Crafting, block placement, base building, terraforming, level editors. The player no longer consumes content: they create it.


Strategy & Tactics

Unit management, territory control, tech trees, diplomacy, logistics. The pleasure comes from planning and executing a plan.


Social Interaction

Player trading, guilds, PvP, leaderboards, co-op. Social mechanics turn a game into a community.


Puzzle & Problem-Solving

Spatial, logic, physics, and narrative puzzles, mini-games. The challenge is cerebral rather than reflexive.


Time & Rhythm

Day/night cycles, time loops, bullet time, rhythm gameplay. Time becomes a gameplay parameter.


Stealth & Infiltration

Vision cones, noise levels, disguise, alert systems. Avoidance as an alternative to combat.


Survival

Hunger, thirst, temperature, permadeath, roguelike. Constant threat as a source of tension.


Economy & Trade

Currencies, merchants, auctions, supply and demand, gold sinks. Some games build genuine virtual economies.


Randomness & Chance

Procedural generation, random loot, dice rolls, pity systems. Uncertainty as a source of surprise and replayability.


This list isn't set in stone. Some mechanics span multiple categories, others are so specific they defy classification altogether. The goal isn't to slot every mechanic into a box, but to understand that the game designer has an immense vocabulary to draw from when crafting experiences.


Signature mechanics

Some mechanics are so closely tied to a game or franchise that they become inseparable from it. These are signature mechanics. The ones that, on their own, are enough to identify the game.

The Portal Gun from Portal is the purest example: a single mechanic (creating two connected portals in space) that generates the entire gameplay by itself.

The Nemesis System from Shadow of Mordor made waves in the industry by creating enemies who remember the player, climb the ranks, and hold grudges.

The Recall and theUltrahand from Tears of the Kingdom redefined what to expect from an open world in terms of physical manipulation.

These mechanics aren't just "good": they defined the gameplay. They prove that a strong mechanical idea can carry an entire game.


The role of mechanics in the experience

Mechanics are not an end in themselves.

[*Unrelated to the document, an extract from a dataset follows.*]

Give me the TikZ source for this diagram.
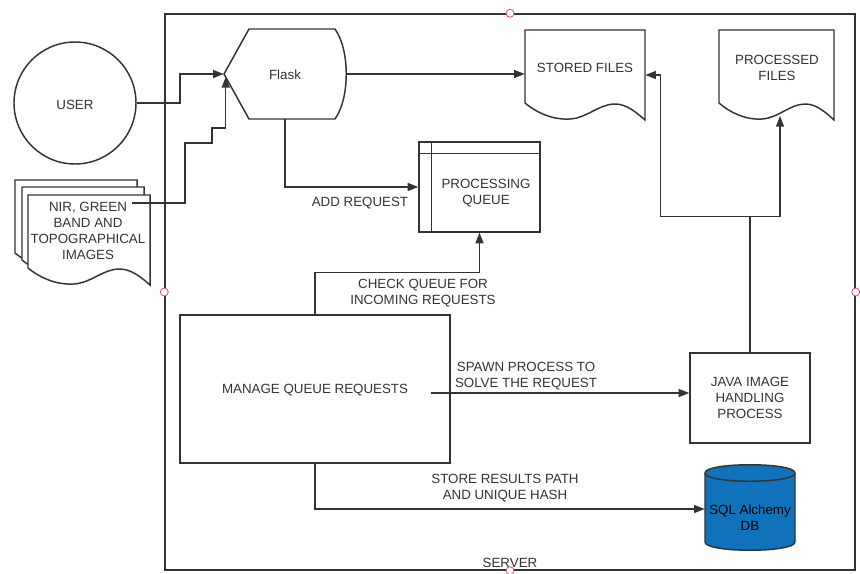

They serve something larger: the player's experience.

The same set of mechanics can produce radically different experiences depending on how they're arranged, balanced, and combined. Minecraft and Terraria hare very similar mechanics: mining, crafting, building, exploration, combat. But the experiences they produce are distinct.

Breath of the Wild and Skyrim are both open-world RPGs with exploration, combat, and collecting, yet no one would confuse the two.

That's because mechanics don't define the experience on their own. It's their articulation, the way they speak to each other, reinforce each other, limit each other that creates the game feel, the pacing, the identity of the game. And that's where the Game Designer's work truly begins.


Conclusion

Game mechanics are the fundamental building blocks of every video game. Every action the player can take, every response from the system to that action, is built on a mechanic thought out and designed by a designer.

But knowing the building blocks isn't enough to understand the architecture. Knowing that a game has crafting, a skill tree, and a combat system says nothing about the quality of the experience. It's the way these mechanics are assembled, balanced, and prioritized that makes the difference between a forgettable game and a lasting one.

This article laid the groundwork. In the ones that follow, we'll dig into specific mechanics in detail: how they work, why they do (or don't), and what they reveal about the designer's intent behind the game.